In longer installment plans that do charge interest, compare the total cost to alternatives. Some providers quote a fixed fee rather than an annual rate. Convert that to an annualized view so you can compare apples to apples. Also check whether the plan allows early repayment without penalty. If your cash flow improves earlier than expected, the ability to pay off the plan and stop fees is worth real value. Flexibility is a feature only if you can use it without cost.

Protection and returns are not the same across payment methods. Credit cards may offer price protection, extended warranties, or robust chargeback rights. Buy now pay later protections exist but vary by provider and by merchant agreement. If you are buying a complex appliance or an item with a high defect risk, the card route may be wiser even if there is no interest free plan available. If the item is straightforward and low risk, and the plan is truly fee free with clear dispute handling, a buy now pay later schedule can be a harmless way to smooth cash flow for a short period.

For parents guiding teens or young adults, consider using buy now pay later as a teaching tool rather than a default payment method. Start with a small, planned purchase. Walk through the schedule, set reminders, and fund the plan from a designated pocket of spending money. After it clears, discuss how it felt to have multiple due dates and what could go wrong if income were less predictable. The lesson will stick better than any lecture on fees and finance.

Now consider your own plan. Map your next two pay cycles. List fixed commitments that cannot move. If a buy now pay later plan would overlap those, either skip it or choose a schedule that clears before the heavy week. If you work across borders or get paid irregularly, be extra conservative. Automation is helpful only when your income pattern supports it. When in doubt, favor fewer moving parts in your budget.

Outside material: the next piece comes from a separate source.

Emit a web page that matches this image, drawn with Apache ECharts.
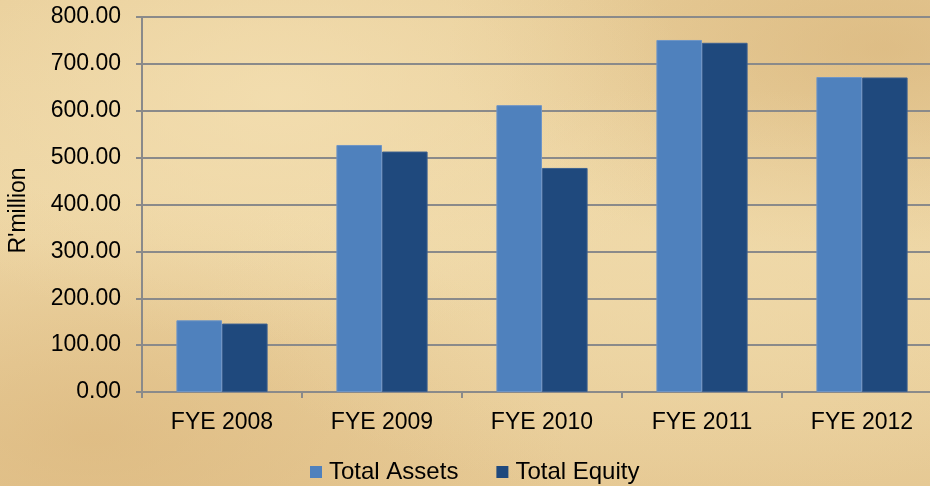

If you decide to proceed with a plan, give it the same respect you give your emergency fund or retirement contributions. Save the plan confirmation, add the dates to your calendar, and ensure the funding source remains stable. If you anticipate a cash flow dip, contact the provider before a payment fails. Many will reschedule once without fee if you ask early. Silence invites penalties. Communication protects your cash and your record.

As a final reflection, buy now pay later is neither good nor bad in isolation. It is a payment schedule. Used deliberately for a short window, it can reduce friction and keep your budget calm. Used often and without a view of the full month, it can turn small purchases into a thicket of obligations. The right question is not whether the tool is modern or popular. The right question is whether it keeps your plan simple and your cash predictable.

If you remember only one thing, remember this. Tools do not create room in a budget. Choices do. Start with your timeline. Then match the vehicle. You do not need to be aggressive. You need to be aligned. The smartest plans are quiet, visible on one page, and consistent through ordinary weeks. If buy now pay later fits that picture for you, use it with clarity. If it complicates the picture, you already know your answer.